■ **INFORMATION GIVEN**
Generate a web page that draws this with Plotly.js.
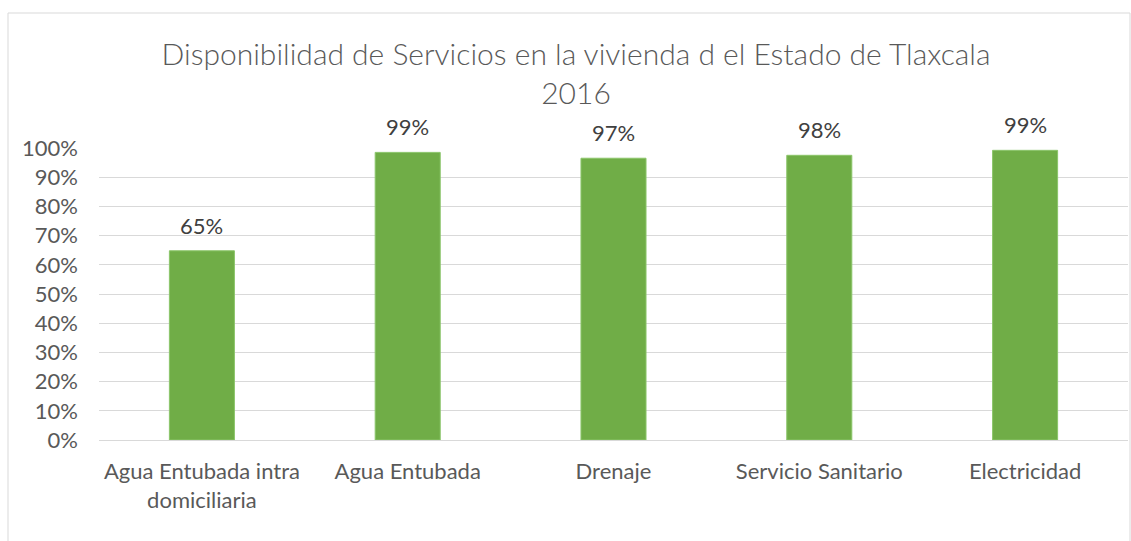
<!DOCTYPE html>
<html>
<head>
<meta charset="utf-8">
<script src="https://cdn.plot.ly/plotly-3.0.1.min.js"></script>
<style>html,body{margin:0;padding:0;background:#fff;}#chart{width:1131px;height:541px;}</style>
</head>
<body>
<div id="chart"></div>
<script>
const categories = ["Agua Entubada intra<br>domiciliaria", "Agua Entubada", "Drenaje", "Servicio Sanitario", "Electricidad"];
const values = [0.648, 0.985, 0.965, 0.975, 0.992];
const labels = ["65%", "99%", "97%", "98%", "99%"];
const yTickVals = [0, 0.1, 0.2, 0.3, 0.4, 0.5, 0.6, 0.7, 0.8, 0.9, 1.0];
const titleText = "Disponibilidad de Servicios en la vivienda d el Estado de Tlaxcala<br>2016";

const FONT = "Lato, 'Open Sans', sans-serif";

const trace = {
  type: 'bar',
  x: categories,
  y: values,
  marker: {color: '#70AD47', line: {color: '#8BC56A', width: 1}},
  hoverinfo: 'skip'
};

const annotations = categories.map((c, i) => ({
  x: c, y: values[i], xref: 'x', yref: 'y',
  text: labels[i], showarrow: false,
  yanchor: 'bottom', yshift: 10,
  font: {family: FONT, size: 22, color: '#404040'}
}));

const layout = {
  width: 1131, height: 541,
  margin: {l: 99, r: 3, t: 148, b: 101},
  paper_bgcolor: '#ffffff', plot_bgcolor: '#ffffff',
  showlegend: false,
  bargap: 0.684,
  title: {
    text: titleText,
    font: {family: FONT, size: 30, color: '#595959', weight: 300},
    x: 576 / 1131, xanchor: 'center', xref: 'container',
    y: 0.879, yanchor: 'top', yref: 'container'
  },
  xaxis: {
    type: 'category',
    showgrid: false, zeroline: false, showline: false,
    ticks: '', ticklabelstandoff: 16,
    tickfont: {family: FONT, size: 22, color: '#595959'},
    fixedrange: true
  },
  yaxis: {
    range: [0, 1],
    tickvals: yTickVals, tickformat: '.0%',
    showgrid: true, gridcolor: '#d9d9d9', gridwidth: 1,
    zeroline: true, zerolinecolor: '#d9d9d9', zerolinewidth: 1,
    showline: false, ticks: '', ticklabelstandoff: 20,
    tickfont: {family: FONT, size: 22, color: '#595959'},
    fixedrange: true
  },
  annotations: annotations,
  shapes: [{
    type: 'rect', xref: 'paper', yref: 'paper',
    x0: (8 - 99) / 1029, x1: (1130 - 99) / 1029,
    y0: (440 - 560) / 292, y1: (440 - 13) / 292,
    line: {color: '#d9d9d9', width: 1}, fillcolor: 'rgba(0,0,0,0)', layer: 'below'
  }]
};

Plotly.newPlot('chart', [trace], layout, {displayModeBar: false, staticPlot: true});
</script>
</body>
</html>
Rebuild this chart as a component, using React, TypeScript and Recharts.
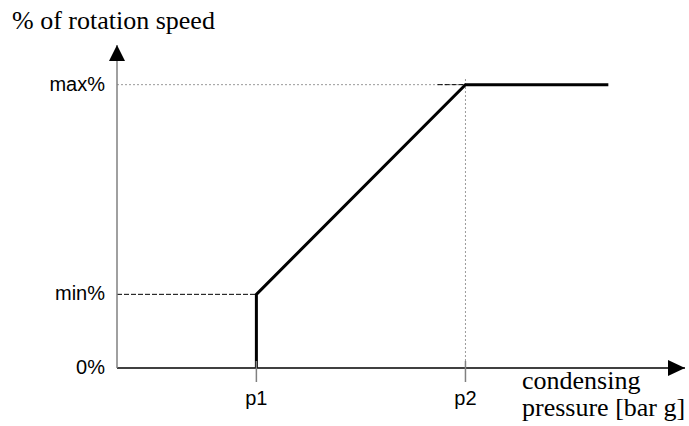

■ **SHORT EXERCISE**
Leave out the pictures and give the listing above again exactly.

■ **EXERCISE RESULT**
Generate a web page that draws this with Plotly.js.
<!DOCTYPE html>
<html>
<head>
<meta charset="utf-8">
<script src="https://cdn.plot.ly/plotly-3.0.1.min.js"></script>
<style>html,body{margin:0;padding:0;background:#fff;}#chart{width:1131px;height:541px;}</style>
</head>
<body>
<div id="chart"></div>
<script>
const categories = ["Agua Entubada intra<br>domiciliaria", "Agua Entubada", "Drenaje", "Servicio Sanitario", "Electricidad"];
const values = [0.648, 0.985, 0.965, 0.975, 0.992];
const labels = ["65%", "99%", "97%", "98%", "99%"];
const yTickVals = [0, 0.1, 0.2, 0.3, 0.4, 0.5, 0.6, 0.7, 0.8, 0.9, 1.0];
const titleText = "Disponibilidad de Servicios en la vivienda d el Estado de Tlaxcala<br>2016";

const FONT = "Lato, 'Open Sans', sans-serif";

const trace = {
  type: 'bar',
  x: categories,
  y: values,
  marker: {color: '#70AD47', line: {color: '#8BC56A', width: 1}},
  hoverinfo: 'skip'
};

const annotations = categories.map((c, i) => ({
  x: c, y: values[i], xref: 'x', yref: 'y',
  text: labels[i], showarrow: false,
  yanchor: 'bottom', yshift: 10,
  font: {family: FONT, size: 22, color: '#404040'}
}));

const layout = {
  width: 1131, height: 541,
  margin: {l: 99, r: 3, t: 148, b: 101},
  paper_bgcolor: '#ffffff', plot_bgcolor: '#ffffff',
  showlegend: false,
  bargap: 0.684,
  title: {
    text: titleText,
    font: {family: FONT, size: 30, color: '#595959', weight: 300},
    x: 576 / 1131, xanchor: 'center', xref: 'container',
    y: 0.879, yanchor: 'top', yref: 'container'
  },
  xaxis: {
    type: 'category',
    showgrid: false, zeroline: false, showline: false,
    ticks: '', ticklabelstandoff: 16,
    tickfont: {family: FONT, size: 22, color: '#595959'},
    fixedrange: true
  },
  yaxis: {
    range: [0, 1],
    tickvals: yTickVals, tickformat: '.0%',
    showgrid: true, gridcolor: '#d9d9d9', gridwidth: 1,
    zeroline: true, zerolinecolor: '#d9d9d9', zerolinewidth: 1,
    showline: false, ticks: '', ticklabelstandoff: 20,
    tickfont: {family: FONT, size: 22, color: '#595959'},
    fixedrange: true
  },
  annotations: annotations,
  shapes: [{
    type: 'rect', xref: 'paper', yref: 'paper',
    x0: (8 - 99) / 1029, x1: (1130 - 99) / 1029,
    y0: (440 - 560) / 292, y1: (440 - 13) / 292,
    line: {color: '#d9d9d9', width: 1}, fillcolor: 'rgba(0,0,0,0)', layer: 'below'
  }]
};

Plotly.newPlot('chart', [trace], layout, {displayModeBar: false, staticPlot: true});
</script>
</body>
</html>
Rebuild this chart as a component, using React, TypeScript and Recharts.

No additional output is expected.